Meet Me in the River

Meet Me in the River
May 2, 2023 – David R. Weiss

I am awash in grief you might say. It is the sacred ether in which I “live and move and have my being” these days.

If the words sound familiar, they’re from Acts 17:28, where Paul employs them to describe our subsistence within the life of God. In fact, he’s quoting Epimenides, a Greek philosopher-mystic-poet from six or seven centuries before him, who coined the phrase in a poem to Zeus. In both cases, the meaning is that our human existence is rooted in a Reality larger than ourselves—and that we can only navigate our own lives meaningfully in the humble recognition of that larger Reality.

For me, that larger Reality is perhaps best called Compassion. I see this as the driving force in Jesus’ life. Not some abstract ideal, but the animating energy moving through his being yet also in some mysterious way much larger than him. Compassion—literally, “to suffer with”—is the dynamic disposition of the cosmos to promote the birth of whole worlds and the flourishing of ecosystems and communities. In theological verbiage: God.

But today, in this place, in this time, Compassion most often tastes salty. Like tears of Grief.

Our world is dying. The wounds inflicted on the biosphere by our industrial civilization continue unabated. Indeed, what we like to call “civilization” is more accurately described as the relentless malignancy of the life patterns chosen by the dominant societies on this planet.

For at least fifty years the scale of that malignancy—our imbalance with the rest of the natural world—has been public knowledge. “Debatable” only by those whose interests aligned with wealth rather than wellbeing. And yet from the wealthy individuals and corporations who twist politics to promote profit … to the socio-economic structures that constrain the choices available to most of us … to the cultural-religious worldviews that form our appetites and imaginations … we continue to accelerate toward collapse as if there is no tomorrow. Which, come to think of it, there won’t be—on account of that ongoing acceleration.

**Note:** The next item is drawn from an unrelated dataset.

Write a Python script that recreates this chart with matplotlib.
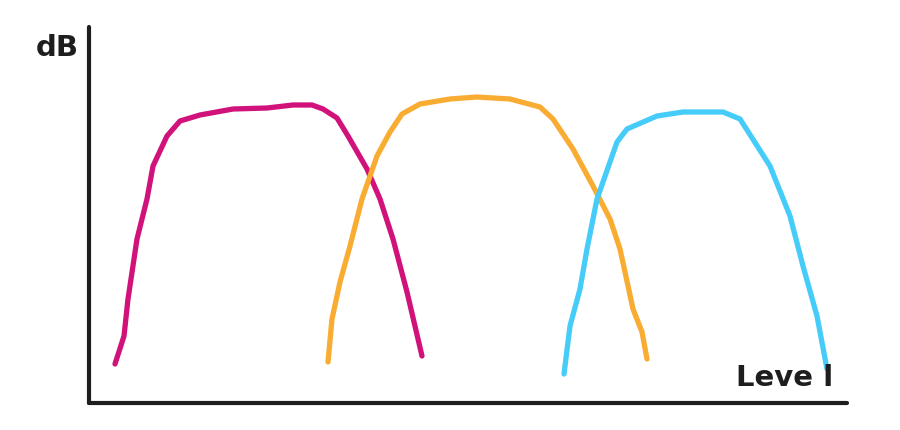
import matplotlib
matplotlib.use("Agg")
import matplotlib.pyplot as plt

# three overlapping band responses (x: level, y: dB)
magenta_x = [26, 35, 39, 48, 58, 64, 78, 91, 111, 144, 178, 204, 223, 234, 248, 259, 278, 291, 304, 318, 333]
magenta_y = [39, 67, 104, 164, 204, 237, 267, 282, 288, 294, 295, 298, 298, 294, 285, 267, 234, 204, 164, 111, 47]

orange_x = [239, 243, 251, 261, 273, 288, 301, 313, 331, 361, 388, 421, 451, 464, 484, 504, 521, 531, 544, 553, 558]
orange_y = [41, 84, 121, 157, 204, 247, 271, 289, 299, 304, 306, 304, 296, 284, 254, 217, 184, 154, 94, 71, 44]

blue_x = [475, 481, 491, 498, 508, 528, 538, 568, 594, 634, 651, 681, 701, 714, 728, 738]
blue_y = [29, 77, 114, 154, 204, 261, 274, 287, 291, 291, 284, 237, 187, 137, 87, 34]

ylabel = "dB"
xlabel = "Leve l"

fig = plt.figure(figsize=(9, 4.31), dpi=100)
ax = fig.add_axes([89 / 900, 27 / 431, 758 / 900, 376 / 431])

lw = 3.8
ax.plot(magenta_x, magenta_y, color="#d0127a", lw=lw, solid_capstyle="round", solid_joinstyle="round")
ax.plot(orange_x, orange_y, color="#f9ac32", lw=lw, solid_capstyle="round", solid_joinstyle="round")
ax.plot(blue_x, blue_y, color="#45ccf8", lw=lw, solid_capstyle="round", solid_joinstyle="round")

ax.set_xlim(0, 758)
ax.set_ylim(0, 376)
ax.set_xticks([])
ax.set_yticks([])
for s in ["top", "right"]:
    ax.spines[s].set_visible(False)
for s in ["left", "bottom"]:
    ax.spines[s].set_linewidth(3)
    ax.spines[s].set_color("#1e1e1e")
    ax.spines[s].set_capstyle("round")

ax.text(-32, 356, ylabel, fontsize=21, fontweight="bold", color="#1e1e1e",
        ha="center", va="center", clip_on=False)
ax.text(696, 26, xlabel, fontsize=21, fontweight="bold", color="#1e1e1e",
        ha="center", va="center", clip_on=False)

fig.savefig("out.png", dpi=100, facecolor="white")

But still, it seems an act of gratuitous violence to slam ourselves—really, our children and grandchildren—into a brick wall as hard as possible. Isn’t there something to be said for kindness on the cusp of collapse?

Hence, Grief.

Ironically, it’s often experiences of beauty and community that trigger grief for me these days. (See, for instance, my earlier pieces on “Even Beauty Cannot Save Us” from February 2022 or “Two Things True” from July 2022.) Sunday afternoon Margaret and I attended the Apollo Chorus concert out in Plymouth. Listening to a men’s chorus sing with gusto and joy surrounded by a community of folks happy to hear their music. Beauty and community rolled together. And grief. It is a sort of wistful recognition that there are moments in which humanity shines, in which creation gleams. Moments to be treasured … soon to be endangered … if not extinct.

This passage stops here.